TOURISTS PREPARE TO LEAVE

Some 250,000 foreign tourists have been stranded by the sit-ins at Suvarnabhumi, a major Asian hub, and the domestic Don Muang terminal.

Serirat said on Wednesday passengers would check in at a temporary facility in Bangkok and then be taken by bus to the airport on the outskirts of the capital.

"The partial service can start at midnight on December 4 at the latest," he told Reuters. He did not say how many flights were planned.

He said the airport's secure areas were clean after a preliminary sweep by police bomb squads.

There also appeared to be little damage to the departure hall and other public areas of the sprawling $4 billion terminal, occupied by the protesters since Nov. 25.

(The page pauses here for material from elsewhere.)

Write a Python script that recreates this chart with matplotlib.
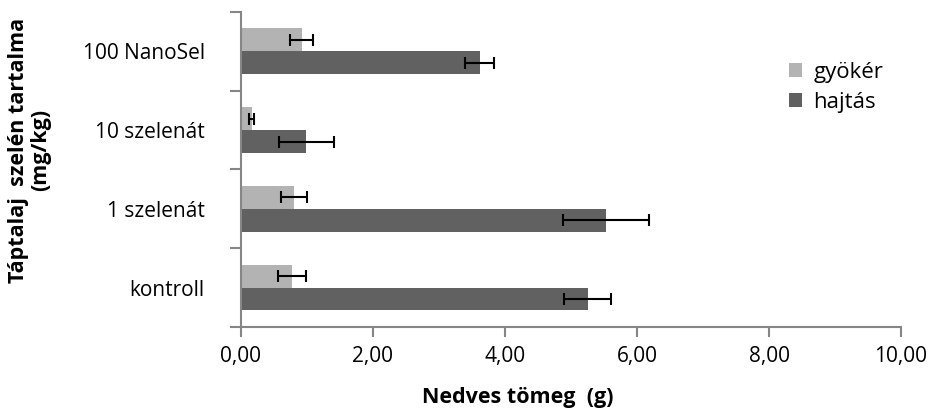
import numpy as np
import matplotlib.pyplot as plt

# data
categories = ['kontroll', '1 szelenát', '10 szelenát', '100 NanoSel']
gyoker = [0.77, 0.80, 0.16, 0.92]
gyoker_err = [0.21, 0.20, 0.035, 0.17]
hajtas = [5.25, 5.53, 0.99, 3.62]
hajtas_err = [0.35, 0.65, 0.42, 0.22]
xticks = [0, 2, 4, 6, 8, 10]
xlabels = ['0,00', '2,00', '4,00', '6,00', '8,00', '10,00']

plt.rcParams['font.family'] = ['Open Sans', 'DejaVu Sans']

fig = plt.figure(figsize=(9.34, 4.12), dpi=100)
ax = fig.add_axes([0.258, 0.2063, 0.7067, 0.7647])

y = np.arange(len(categories))
h = 0.29
axis_col = '#868686'
err_kw = dict(ecolor='black', elinewidth=1.5, capsize=4, capthick=1.5)

ax.barh(y + h / 2, gyoker, height=h, color='#b3b3b3', label='gyökér',
        xerr=gyoker_err, error_kw=err_kw)
ax.barh(y - h / 2, hajtas, height=h, color='#616161', label='hajtás',
        xerr=hajtas_err, error_kw=err_kw)

ax.set_xlim(0, 10)
ax.set_ylim(-0.5, len(categories) - 0.5)
ax.set_xticks(xticks)
ax.set_xticklabels(xlabels, fontsize=15)
ax.set_yticks(y)
ax.set_yticklabels(categories, fontsize=15, va='center_baseline')
ax.set_yticks(np.arange(-0.5, len(categories)), minor=True)
ax.tick_params(axis='y', which='major', length=0, pad=26)
ax.tick_params(axis='y', which='minor', length=8, width=1.5, color=axis_col)
ax.tick_params(axis='x', length=7, width=1.5, color=axis_col, pad=7)

for s in ['top', 'right']:
    ax.spines[s].set_visible(False)
for s in ['left', 'bottom']:
    ax.spines[s].set_color(axis_col)
    ax.spines[s].set_linewidth(1.5)

fig.text(0.554, 0.034, 'Nedves tömeg  (g)', ha='center', va='center',
         fontsize=15.5, fontweight='bold')
fig.text(0.032, 0.636, 'Táptalaj  szelén tartalma\n(mg/kg)', rotation=90,
         ha='center', va='center', fontsize=15.5, fontweight='bold',
         linespacing=1.05)

ax.legend(loc='upper left', bbox_to_anchor=(0.80, 0.905), frameon=False,
          fontsize=16, handlelength=0.6, handleheight=0.6, handletextpad=0.5,
          labelspacing=0.4)

fig.savefig('out.png', dpi=100)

Asked when full service from the 125,000-passenger a day airport would begin, he said: "I can't tell you right away. It will take a few days to check systems."

The first cargo flight in a week left Suvarnabhumi on Tuesday, a welcome sight for a tourist- and export-dependent economy already suffering from the global financial crisis. [ID:nBKK179609]

Finance Minister Suchart Thada-Thamrongvech told Reuters on Monday the economy might be flat next year, or grow by just 1-2 percent, after earlier growth forecasts of between 4-5 percent.

The travel chaos worried neighbours who were to attend a regional summit in Thailand in two weeks, prompting the government to postpone it until March 2009, a spokesman said.